DAVID BRANCACCIO: Not wanting the "legacy for my children" to be more of the greenhouse gases implicated in global warming, today I took the train to work instead of driving. That and the fact that I'm cheap and the price of gasoline has just gotten awfully expensive: $1.75 a gallon on average nationally...2.35 a gallon at one place I passed as I was leaving California last week. It is the biggest spike for gas prices around the country in recorded history.

I paraphrase here, but the oil industry's explanation for the sudden 12 cent a gallon surge was that you just can't get around that darn law of supply and demand. Americans use more and more gasoline and when the unexpected happens to disrupt supply — a gasoline pipeline breaks in Arizona or an electricity blackout halts six oil refineries — then, as night follows day, the prices will go up.

But this is Public Broadcasting and you expect us to go deeper than that. So let's delve.

The question becomes, why isn't there enough refined gasoline around to get us through the inevitable times when things go wrong?

One answer is that there aren't enough refineries.

PHILIP VERLEGER: In the case of the petroleum industry, I don't think there's been a new refinery built in the United States-- since the mid-70's.

DAVID BRANCACCIO: Philip Verleger runs an energy trend forecasting company based in California.

PHILIP VERLEGER: Gasoline demand goes up, companies do upgrade refineries and make new ones-- ask them to produce cleaner products. But it's-- but there's no real fundamental investment.

DAVID BRANCACCIO: He says there are lots of reasons...including federal antitrust officials telling big oil companies a few years ago that they couldn't merge unless they sold off some of their refineries, which they did. Verleger also says many of us would be upset if someone proposed building a new refinery around the corner.
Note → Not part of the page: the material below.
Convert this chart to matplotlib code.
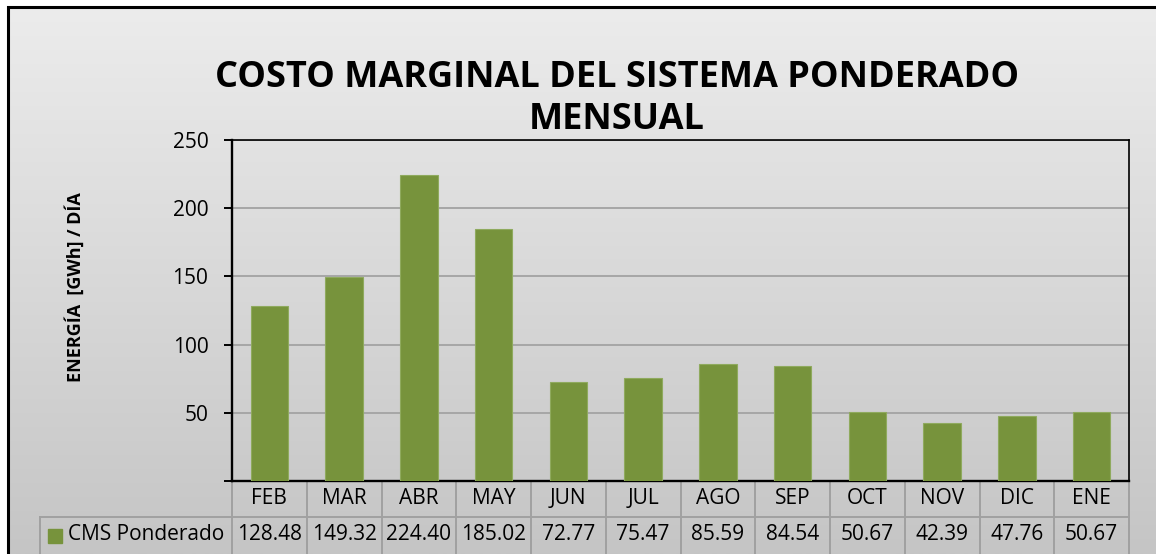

He says instead, what refineries have been doing is spending money to make new fangled gasoline to meet clean air rules.

PHILIP VERLEGER: We have not been able to resolve in our national debate-- the trade off between building new refining capacity, expanding refining capacity and providing the fuels to these vehicles that Americans want.

DAVID BRANCACCIO: That leads us to a new question: Why should refineries ensure plentiful supplies anyway? Since it's fair to say they do make more money when there's less gasoline. Why spend money to expand capacity if the result is lower gasoline prices? Verleger thinks that allegation is a little far-fetched.

PHILIP VERLEGER: They have the crude oil. They'd like to refine it. And they're really good at this. So-- I just-- you know, that's a story that does not seem to fly.

DAVID BRANCACCIO: Other analysts see it differently. Yesterday, the Rand think tank published a study based on wide discussions with refining industry officials. According to the study, those in the industry are patting themselves on the back for getting so efficient by ridding themselves of so much capacity. The study includes one executive's "happy" thought: "I think the industry has learned that it's okay to fall short on product. There is no reward being long on product or production capability."

In other words, there's no margin in being on the side of the little guy. If you're an investor in one of these refining companies, you may agree with that wholeheartedly. If you're driving somewhere this holiday weekend in a vehicle that requires fossil fuel, you may not. We can all agree on at least one thing, however. The biggest spike in gasoline prices on record is not just a household budget issue. It slows down the entire economy, costing by some estimates, as much as a billion dollars a week. Do the math. At that rate, it could cost us 52 billion dollars a year &%151; almost as much as we got back from the president's latest tax cut.

That's it for now. I'm David Brancaccio. Good night.